SOURCE EXCERPT:
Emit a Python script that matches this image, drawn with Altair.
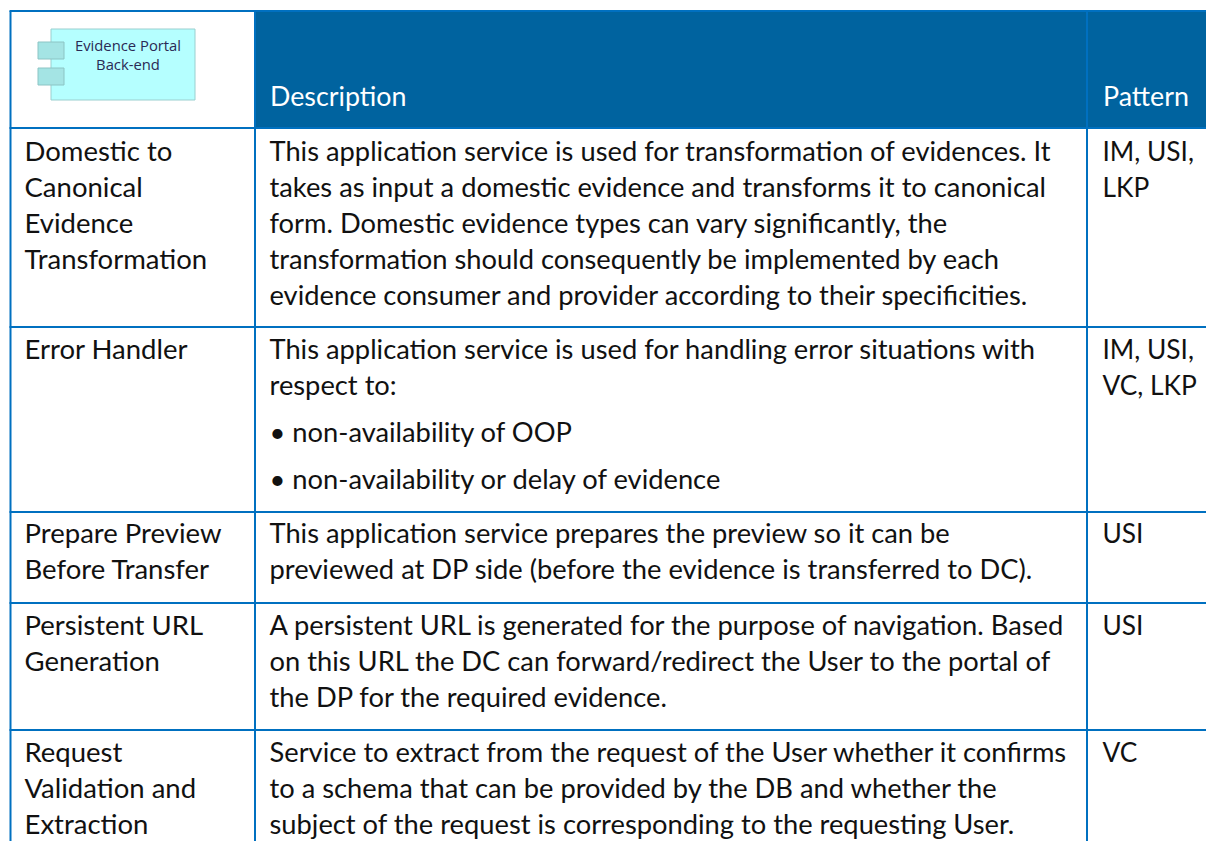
import altair as alt
import pandas as pd

PAGE_W, PAGE_H = 1198, 833
HEADER = "#00639F"
LINE = "#0070C0"
INK = "#111111"

v_lines = [10.5, 255, 1087]
body_left = [
    ("Domestic to", 161), ("Canonical", 197), ("Evidence", 233), ("Transformation", 269),
    ("Error Handler", 359),
    ("Prepare Preview", 543), ("Before Transfer", 579),
    ("Persistent URL", 635), ("Generation", 671),
    ("Request", 762), ("Validation and", 798), ("Extraction", 834),
]
body_mid = [
    ("This application service is used for transformation of evidences. It", 161),
    ("takes as input a domestic evidence and transforms it to canonical", 197),
    ("form. Domestic evidence types can vary significantly, the", 233),
    ("transformation should consequently be implemented by each", 269),
    ("evidence consumer and provider according to their specificities.", 305),
    ("This application service is used for handling error situations with", 359),
    ("respect to:", 395),
    ("• non-availability of OOP", 442),
    ("• non-availability or delay of evidence", 489),
    ("This application service prepares the preview so it can be", 543),
    ("previewed at DP side (before the evidence is transferred to DC).", 579),
    ("A persistent URL is generated for the purpose of navigation. Based", 635),
    ("on this URL the DC can forward/redirect the User to the portal of", 671),
    ("the DP for the required evidence.", 707),
    ("Service to extract from the request of the User whether it confirms", 762),
    ("to a schema that can be provided by the DB and whether the", 798),
    ("subject of the request is corresponding to the requesting User.", 834),
]
body_right = [
    ("IM, USI,", 161), ("LKP", 197),
    ("IM, USI,", 359), ("VC, LKP", 395),
    ("USI", 543), ("USI", 635), ("VC", 762),
]
h_lines = [11, 128, 327, 512, 603, 730]

xs = alt.Scale(domain=[8, 8 + PAGE_W], range=[0, PAGE_W], nice=False, zero=False)
ys = alt.Scale(domain=[8, 8 + PAGE_H], range=[0, PAGE_H], nice=False, zero=False)
X = alt.X("x:Q", scale=xs, axis=None)
Y = alt.Y("y:Q", scale=ys, axis=None)

def rects(rows, **kw):
    return alt.Chart(pd.DataFrame(rows, columns=["x", "x2", "y", "y2"])).mark_rect(**kw).encode(
        x=X, x2="x2:Q", y=Y, y2="y2:Q")

def texts(rows, xpos, size, color, font="Lato", align="left"):
    d = pd.DataFrame(rows, columns=["t", "y"]); d["x"] = xpos
    return alt.Chart(d).mark_text(align=align, baseline="alphabetic", font=font, fontSize=size, color=color).encode(
        x=X, y=Y, text="t:N")

layers = [
    rects([[254, 1206, 11, 128]], color=HEADER),
    rects([[9.5, 1206, y - 1, y + 1] for y in h_lines], color=LINE),
    rects([[x - 1, x + 1, 11, 841] for x in v_lines], color=LINE),
    rects([[51, 195, 29, 100]], color="#B5FFFF", stroke="#9ACFCF", strokeWidth=1),
    rects([[38, 64, 42, 59], [38, 64, 68, 85]], color="#A4E4E4", stroke="#8CC4C4", strokeWidth=1),
    texts([("Evidence Portal", 51), ("Back-end", 70)], 128, 14.8, "#2A2A55", "Open Sans", "center"),
    texts([("Description", 106)], 270, 26.8, "#FFFFFF"),
    texts([("Pattern", 106)], 1103, 26.8, "#FFFFFF"),
    texts(body_left, 24.5, 27.5, INK),
    texts(body_mid, 269.5, 27.3, INK),
    texts(body_right, 1102.5, 26.3, INK),
]
chart = alt.layer(*layers).properties(
    width=PAGE_W, height=PAGE_H, padding=0, autosize=alt.AutoSizeParams(type="none")
).configure_view(stroke=None)
chart.save("out.html", embed_options={"renderer": "svg", "actions": False})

GIVEN REQUEST: Reproduce the material above verbatim; omit every picture.

WRITTEN SOLUTION:
Emit a Python script that matches this image, drawn with Altair.
import altair as alt
import pandas as pd

PAGE_W, PAGE_H = 1198, 833
HEADER = "#00639F"
LINE = "#0070C0"
INK = "#111111"

v_lines = [10.5, 255, 1087]
body_left = [
    ("Domestic to", 161), ("Canonical", 197), ("Evidence", 233), ("Transformation", 269),
    ("Error Handler", 359),
    ("Prepare Preview", 543), ("Before Transfer", 579),
    ("Persistent URL", 635), ("Generation", 671),
    ("Request", 762), ("Validation and", 798), ("Extraction", 834),
]
body_mid = [
    ("This application service is used for transformation of evidences. It", 161),
    ("takes as input a domestic evidence and transforms it to canonical", 197),
    ("form. Domestic evidence types can vary significantly, the", 233),
    ("transformation should consequently be implemented by each", 269),
    ("evidence consumer and provider according to their specificities.", 305),
    ("This application service is used for handling error situations with", 359),
    ("respect to:", 395),
    ("• non-availability of OOP", 442),
    ("• non-availability or delay of evidence", 489),
    ("This application service prepares the preview so it can be", 543),
    ("previewed at DP side (before the evidence is transferred to DC).", 579),
    ("A persistent URL is generated for the purpose of navigation. Based", 635),
    ("on this URL the DC can forward/redirect the User to the portal of", 671),
    ("the DP for the required evidence.", 707),
    ("Service to extract from the request of the User whether it confirms", 762),
    ("to a schema that can be provided by the DB and whether the", 798),
    ("subject of the request is corresponding to the requesting User.", 834),
]
body_right = [
    ("IM, USI,", 161), ("LKP", 197),
    ("IM, USI,", 359), ("VC, LKP", 395),
    ("USI", 543), ("USI", 635), ("VC", 762),
]
h_lines = [11, 128, 327, 512, 603, 730]

xs = alt.Scale(domain=[8, 8 + PAGE_W], range=[0, PAGE_W], nice=False, zero=False)
ys = alt.Scale(domain=[8, 8 + PAGE_H], range=[0, PAGE_H], nice=False, zero=False)
X = alt.X("x:Q", scale=xs, axis=None)
Y = alt.Y("y:Q", scale=ys, axis=None)

def rects(rows, **kw):
    return alt.Chart(pd.DataFrame(rows, columns=["x", "x2", "y", "y2"])).mark_rect(**kw).encode(
        x=X, x2="x2:Q", y=Y, y2="y2:Q")

def texts(rows, xpos, size, color, font="Lato", align="left"):
    d = pd.DataFrame(rows, columns=["t", "y"]); d["x"] = xpos
    return alt.Chart(d).mark_text(align=align, baseline="alphabetic", font=font, fontSize=size, color=color).encode(
        x=X, y=Y, text="t:N")

layers = [
    rects([[254, 1206, 11, 128]], color=HEADER),
    rects([[9.5, 1206, y - 1, y + 1] for y in h_lines], color=LINE),
    rects([[x - 1, x + 1, 11, 841] for x in v_lines], color=LINE),
    rects([[51, 195, 29, 100]], color="#B5FFFF", stroke="#9ACFCF", strokeWidth=1),
    rects([[38, 64, 42, 59], [38, 64, 68, 85]], color="#A4E4E4", stroke="#8CC4C4", strokeWidth=1),
    texts([("Evidence Portal", 51), ("Back-end", 70)], 128, 14.8, "#2A2A55", "Open Sans", "center"),
    texts([("Description", 106)], 270, 26.8, "#FFFFFF"),
    texts([("Pattern", 106)], 1103, 26.8, "#FFFFFF"),
    texts(body_left, 24.5, 27.5, INK),
    texts(body_mid, 269.5, 27.3, INK),
    texts(body_right, 1102.5, 26.3, INK),
]
chart = alt.layer(*layers).properties(
    width=PAGE_W, height=PAGE_H, padding=0, autosize=alt.AutoSizeParams(type="none")
).configure_view(stroke=None)
chart.save("out.html", embed_options={"renderer": "svg", "actions": False})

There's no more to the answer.